— BEGIN AVAILABLE DATA —
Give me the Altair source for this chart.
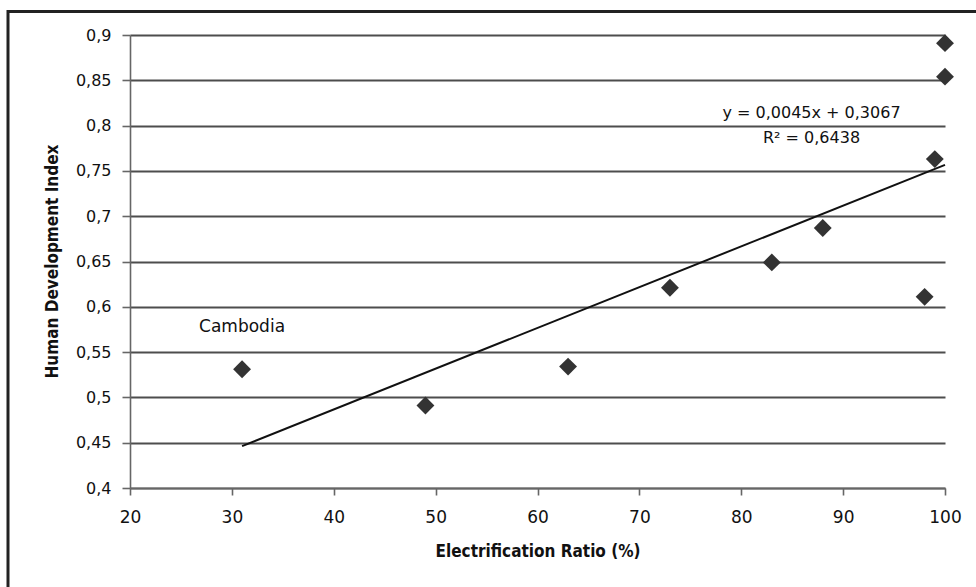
import altair as alt
import pandas as pd

# Electrification ratio (%) vs. Human Development Index, one point per country
electrification = [31, 49, 63, 73, 83, 88, 98, 99, 100, 100]
hdi = [0.531, 0.491, 0.534, 0.621, 0.649, 0.687, 0.611, 0.763, 0.854, 0.891]
country_labels = ["Cambodia", "", "", "", "", "", "", "", "", ""]

# Linear trend line reported for the series
SLOPE = 0.0045
INTERCEPT = 0.3067
R_SQUARED = 0.6438

x_ticks = [20, 30, 40, 50, 60, 70, 80, 90, 100]
y_ticks = [0.4, 0.45, 0.5, 0.55, 0.6, 0.65, 0.7, 0.75, 0.8, 0.85, 0.9]

# Where the trend equation is written (data coordinates)
EQ_X = 86.9
EQ_Y = [0.814, 0.786]


def comma(value, digits):
    return f"{value:.{digits}f}".replace(".", ",")


points = pd.DataFrame({"ratio": electrification, "hdi": hdi, "label": country_labels})

x_lo, x_hi = min(electrification), max(electrification)
trend = pd.DataFrame({
    "ratio": [x_lo, x_hi],
    "hdi": [SLOPE * x_lo + INTERCEPT, SLOPE * x_hi + INTERCEPT],
})

equation = pd.DataFrame({
    "ratio": [EQ_X, EQ_X],
    "hdi": EQ_Y,
    "text": [
        f"y = {comma(SLOPE, 4)}x + {comma(INTERCEPT, 4)}",
        f"R\u00b2 = {comma(R_SQUARED, 4)}",
    ],
})

FONT = "DejaVu Sans"
TITLE_FONT = "DejaVu Sans Condensed, DejaVu Sans"
GRID = "#4d4d4d"

x_scale = alt.Scale(domain=[20, 100], nice=False, zero=False)
y_scale = alt.Scale(domain=[0.4, 0.9], nice=False, zero=False)

x_enc = alt.X(
    "ratio:Q",
    scale=x_scale,
    axis=alt.Axis(
        title="Electrification Ratio (%)",
        values=x_ticks,
        grid=False,
        tickSize=7,
        labelPadding=14,
        labelFontSize=17,
        labelFlush=False,
        titleFontSize=17,
        titleY=63,
        titleBaseline="middle",
    ),
)
y_enc = alt.Y(
    "hdi:Q",
    scale=y_scale,
    axis=alt.Axis(
        title="Human Development Index",
        values=y_ticks,
        grid=True,
        gridColor=GRID,
        gridWidth=1.8,
        tickSize=8,
        labelPadding=11,
        labelFontSize=16,
        labelFlush=False,
        labelExpr="replace(format(datum.value, '.2~f'), '.', ',')",
        titleFontSize=17,
        titleAngle=-90,
        titleX=-78,
        titleY=226,
        titleBaseline="middle",
        titleAlign="center",
    ),
)

diamonds = alt.Chart(points).mark_point(
    shape="diamond", filled=True, size=320, color="#333333", opacity=1
).encode(x=x_enc, y=y_enc)

country_text = alt.Chart(points).transform_filter(
    alt.datum.label != ""
).mark_text(font=FONT, fontSize=17, color="#111111", dy=-42).encode(
    x=alt.X("ratio:Q", scale=x_scale),
    y=alt.Y("hdi:Q", scale=y_scale),
    text="label:N",
)

trend_line = alt.Chart(trend).mark_line(color="#111111", strokeWidth=2).encode(
    x=alt.X("ratio:Q", scale=x_scale),
    y=alt.Y("hdi:Q", scale=y_scale),
)

equation_text = alt.Chart(equation).mark_text(
    font=FONT, fontSize=16, color="#111111", baseline="middle"
).encode(
    x=alt.X("ratio:Q", scale=x_scale),
    y=alt.Y("hdi:Q", scale=y_scale),
    text="text:N",
)

# Frame along the top and left edges of the figure
frame_src = pd.DataFrame({"k": [0]})
frame_top = alt.Chart(frame_src).mark_rule(color="#222222", strokeWidth=3).encode(
    x=alt.value(-123), x2=alt.value(846), y=alt.value(-23.5)
)
frame_left = alt.Chart(frame_src).mark_rule(color="#222222", strokeWidth=3).encode(
    x=alt.value(-122), y=alt.value(-25), y2=alt.value(552)
)

chart = alt.layer(
    trend_line, diamonds, country_text, equation_text, frame_top, frame_left
).properties(
    width=815,
    height=453,
    padding={"left": 130, "top": 35, "right": 31, "bottom": 99},
    autosize=alt.AutoSizeParams(type="none"),
    background="white",
).configure_view(
    stroke=None
).configure_axis(
    labelFont=FONT,
    labelColor="#111111",
    titleFont=TITLE_FONT,
    titleFontWeight="bold",
    titleColor="#111111",
    domainColor="#666666",
    domainWidth=1.6,
    tickColor="#666666",
    tickWidth=1.6,
)

chart.save("out.html", embed_options={"renderer": "svg", "actions": False})
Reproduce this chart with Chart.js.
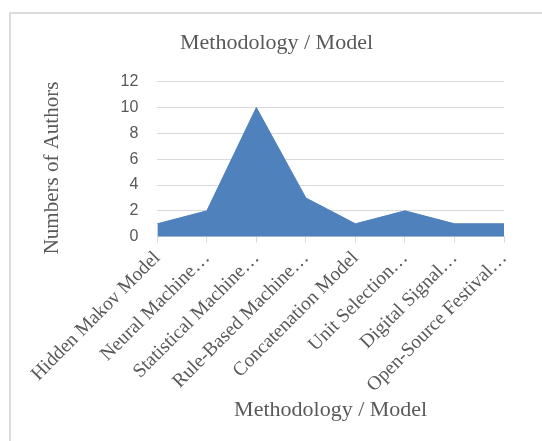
<!DOCTYPE html>
<html>
<head>
<meta charset="utf-8">
<script src="https://cdn.jsdelivr.net/npm/chart.js@4/dist/chart.umd.min.js"></script>
<style>
  html, body { margin: 0; padding: 0; background: #ffffff; overflow: hidden; }
  #wrap { position: relative; width: 542px; height: 441px; overflow: hidden; }
  #frame { position: absolute; left: 9px; top: 12px; width: 600px; height: 500px;
           border: 2px solid #dcdcdc; box-sizing: border-box; }
  canvas { position: absolute; left: 0; top: 0; }
</style>
</head>
<body>
<div id="wrap">
  <div id="frame"></div>
  <canvas id="c" width="542" height="441"></canvas>
</div>
<script>
const categories = [
  "Hidden Makov Model",
  "Neural Machine…",
  "Statistical Machine…",
  "Rule-Based Machine…",
  "Concatenation Model",
  "Unit Selection…",
  "Digital Signal…",
  "Open-Source Festival…"
];
const authors = [1, 2, 10, 3, 1, 2, 1, 1];
const yMin = 0, yMax = 12, yStep = 2;
const chartTitle = "Methodology / Model";
const xTitle = "Methodology / Model";
const yTitle = "Numbers of Authors";

const serif = "'Liberation Serif', 'Times New Roman', serif";
const sans = "'Liberation Sans', Arial, sans-serif";
const textGray = "#595959";
const gridGray = "#d9d9d9";

new Chart(document.getElementById('c'), {
  type: 'line',
  data: {
    labels: categories,
    datasets: [{
      data: authors,
      fill: 'origin',
      backgroundColor: '#4f81bd',
      borderColor: '#4f81bd',
      borderWidth: 1,
      pointRadius: 0,
      tension: 0
    }]
  },
  options: {
    responsive: false,
    devicePixelRatio: 1,
    animation: false,
    layout: { padding: { left: 49, right: 38, top: 0, bottom: 10 } },
    plugins: {
      legend: { display: false },
      tooltip: { enabled: false },
      title: {
        display: true,
        text: chartTitle,
        color: textGray,
        font: { family: serif, size: 22, weight: 'normal' },
        padding: { top: 30.4, bottom: 24.9 }
      }
    },
    scales: {
      x: {
        offset: false,
        grid: { display: true, drawOnChartArea: false, drawTicks: true, tickLength: 6, color: gridGray },
        border: { display: true, color: gridGray },
        ticks: {
          autoSkip: false,
          maxRotation: 45,
          minRotation: 45,
          padding: 4,
          color: textGray,
          font: { family: serif, size: 19.5 }
        },
        title: {
          display: true,
          text: xTitle,
          color: textGray,
          font: { family: serif, size: 22, weight: 'normal' },
          padding: { top: 0, bottom: 7.8 }
        },
        afterFit: (s) => { s.height = 194.3; }
      },
      y: {
        min: yMin,
        max: yMax,
        ticks: {
          stepSize: yStep,
          padding: 19,
          color: textGray,
          font: { family: sans, size: 16 }
        },
        grid: { color: gridGray, drawTicks: false, lineWidth: 1 },
        border: { display: false },
        title: {
          display: true,
          text: yTitle,
          align: 'end',
          color: textGray,
          font: { family: serif, size: 21, weight: 'normal' },
          padding: { top: -9.4, bottom: 0 }
        },
        afterFit: (s) => { s.width = 157.3 - 49; }
      }
    }
  }
});
</script>
</body>
</html>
— END AVAILABLE DATA —
### TASK STATEMENT:
Print each record exactly as it stands, leaving the images out.

### EXPECTED ANSWER:
Give me the Altair source for this chart.
import altair as alt
import pandas as pd

# Electrification ratio (%) vs. Human Development Index, one point per country
electrification = [31, 49, 63, 73, 83, 88, 98, 99, 100, 100]
hdi = [0.531, 0.491, 0.534, 0.621, 0.649, 0.687, 0.611, 0.763, 0.854, 0.891]
country_labels = ["Cambodia", "", "", "", "", "", "", "", "", ""]

# Linear trend line reported for the series
SLOPE = 0.0045
INTERCEPT = 0.3067
R_SQUARED = 0.6438

x_ticks = [20, 30, 40, 50, 60, 70, 80, 90, 100]
y_ticks = [0.4, 0.45, 0.5, 0.55, 0.6, 0.65, 0.7, 0.75, 0.8, 0.85, 0.9]

# Where the trend equation is written (data coordinates)
EQ_X = 86.9
EQ_Y = [0.814, 0.786]


def comma(value, digits):
    return f"{value:.{digits}f}".replace(".", ",")


points = pd.DataFrame({"ratio": electrification, "hdi": hdi, "label": country_labels})

x_lo, x_hi = min(electrification), max(electrification)
trend = pd.DataFrame({
    "ratio": [x_lo, x_hi],
    "hdi": [SLOPE * x_lo + INTERCEPT, SLOPE * x_hi + INTERCEPT],
})

equation = pd.DataFrame({
    "ratio": [EQ_X, EQ_X],
    "hdi": EQ_Y,
    "text": [
        f"y = {comma(SLOPE, 4)}x + {comma(INTERCEPT, 4)}",
        f"R\u00b2 = {comma(R_SQUARED, 4)}",
    ],
})

FONT = "DejaVu Sans"
TITLE_FONT = "DejaVu Sans Condensed, DejaVu Sans"
GRID = "#4d4d4d"

x_scale = alt.Scale(domain=[20, 100], nice=False, zero=False)
y_scale = alt.Scale(domain=[0.4, 0.9], nice=False, zero=False)

x_enc = alt.X(
    "ratio:Q",
    scale=x_scale,
    axis=alt.Axis(
        title="Electrification Ratio (%)",
        values=x_ticks,
        grid=False,
        tickSize=7,
        labelPadding=14,
        labelFontSize=17,
        labelFlush=False,
        titleFontSize=17,
        titleY=63,
        titleBaseline="middle",
    ),
)
y_enc = alt.Y(
    "hdi:Q",
    scale=y_scale,
    axis=alt.Axis(
        title="Human Development Index",
        values=y_ticks,
        grid=True,
        gridColor=GRID,
        gridWidth=1.8,
        tickSize=8,
        labelPadding=11,
        labelFontSize=16,
        labelFlush=False,
        labelExpr="replace(format(datum.value, '.2~f'), '.', ',')",
        titleFontSize=17,
        titleAngle=-90,
        titleX=-78,
        titleY=226,
        titleBaseline="middle",
        titleAlign="center",
    ),
)

diamonds = alt.Chart(points).mark_point(
    shape="diamond", filled=True, size=320, color="#333333", opacity=1
).encode(x=x_enc, y=y_enc)

country_text = alt.Chart(points).transform_filter(
    alt.datum.label != ""
).mark_text(font=FONT, fontSize=17, color="#111111", dy=-42).encode(
    x=alt.X("ratio:Q", scale=x_scale),
    y=alt.Y("hdi:Q", scale=y_scale),
    text="label:N",
)

trend_line = alt.Chart(trend).mark_line(color="#111111", strokeWidth=2).encode(
    x=alt.X("ratio:Q", scale=x_scale),
    y=alt.Y("hdi:Q", scale=y_scale),
)

equation_text = alt.Chart(equation).mark_text(
    font=FONT, fontSize=16, color="#111111", baseline="middle"
).encode(
    x=alt.X("ratio:Q", scale=x_scale),
    y=alt.Y("hdi:Q", scale=y_scale),
    text="text:N",
)

# Frame along the top and left edges of the figure
frame_src = pd.DataFrame({"k": [0]})
frame_top = alt.Chart(frame_src).mark_rule(color="#222222", strokeWidth=3).encode(
    x=alt.value(-123), x2=alt.value(846), y=alt.value(-23.5)
)
frame_left = alt.Chart(frame_src).mark_rule(color="#222222", strokeWidth=3).encode(
    x=alt.value(-122), y=alt.value(-25), y2=alt.value(552)
)

chart = alt.layer(
    trend_line, diamonds, country_text, equation_text, frame_top, frame_left
).properties(
    width=815,
    height=453,
    padding={"left": 130, "top": 35, "right": 31, "bottom": 99},
    autosize=alt.AutoSizeParams(type="none"),
    background="white",
).configure_view(
    stroke=None
).configure_axis(
    labelFont=FONT,
    labelColor="#111111",
    titleFont=TITLE_FONT,
    titleFontWeight="bold",
    titleColor="#111111",
    domainColor="#666666",
    domainWidth=1.6,
    tickColor="#666666",
    tickWidth=1.6,
)

chart.save("out.html", embed_options={"renderer": "svg", "actions": False})
Reproduce this chart with Chart.js.
<!DOCTYPE html>
<html>
<head>
<meta charset="utf-8">
<script src="https://cdn.jsdelivr.net/npm/chart.js@4/dist/chart.umd.min.js"></script>
<style>
  html, body { margin: 0; padding: 0; background: #ffffff; overflow: hidden; }
  #wrap { position: relative; width: 542px; height: 441px; overflow: hidden; }
  #frame { position: absolute; left: 9px; top: 12px; width: 600px; height: 500px;
           border: 2px solid #dcdcdc; box-sizing: border-box; }
  canvas { position: absolute; left: 0; top: 0; }
</style>
</head>
<body>
<div id="wrap">
  <div id="frame"></div>
  <canvas id="c" width="542" height="441"></canvas>
</div>
<script>
const categories = [
  "Hidden Makov Model",
  "Neural Machine…",
  "Statistical Machine…",
  "Rule-Based Machine…",
  "Concatenation Model",
  "Unit Selection…",
  "Digital Signal…",
  "Open-Source Festival…"
];
const authors = [1, 2, 10, 3, 1, 2, 1, 1];
const yMin = 0, yMax = 12, yStep = 2;
const chartTitle = "Methodology / Model";
const xTitle = "Methodology / Model";
const yTitle = "Numbers of Authors";

const serif = "'Liberation Serif', 'Times New Roman', serif";
const sans = "'Liberation Sans', Arial, sans-serif";
const textGray = "#595959";
const gridGray = "#d9d9d9";

new Chart(document.getElementById('c'), {
  type: 'line',
  data: {
    labels: categories,
    datasets: [{
      data: authors,
      fill: 'origin',
      backgroundColor: '#4f81bd',
      borderColor: '#4f81bd',
      borderWidth: 1,
      pointRadius: 0,
      tension: 0
    }]
  },
  options: {
    responsive: false,
    devicePixelRatio: 1,
    animation: false,
    layout: { padding: { left: 49, right: 38, top: 0, bottom: 10 } },
    plugins: {
      legend: { display: false },
      tooltip: { enabled: false },
      title: {
        display: true,
        text: chartTitle,
        color: textGray,
        font: { family: serif, size: 22, weight: 'normal' },
        padding: { top: 30.4, bottom: 24.9 }
      }
    },
    scales: {
      x: {
        offset: false,
        grid: { display: true, drawOnChartArea: false, drawTicks: true, tickLength: 6, color: gridGray },
        border: { display: true, color: gridGray },
        ticks: {
          autoSkip: false,
          maxRotation: 45,
          minRotation: 45,
          padding: 4,
          color: textGray,
          font: { family: serif, size: 19.5 }
        },
        title: {
          display: true,
          text: xTitle,
          color: textGray,
          font: { family: serif, size: 22, weight: 'normal' },
          padding: { top: 0, bottom: 7.8 }
        },
        afterFit: (s) => { s.height = 194.3; }
      },
      y: {
        min: yMin,
        max: yMax,
        ticks: {
          stepSize: yStep,
          padding: 19,
          color: textGray,
          font: { family: sans, size: 16 }
        },
        grid: { color: gridGray, drawTicks: false, lineWidth: 1 },
        border: { display: false },
        title: {
          display: true,
          text: yTitle,
          align: 'end',
          color: textGray,
          font: { family: serif, size: 21, weight: 'normal' },
          padding: { top: -9.4, bottom: 0 }
        },
        afterFit: (s) => { s.width = 157.3 - 49; }
      }
    }
  }
});
</script>
</body>
</html>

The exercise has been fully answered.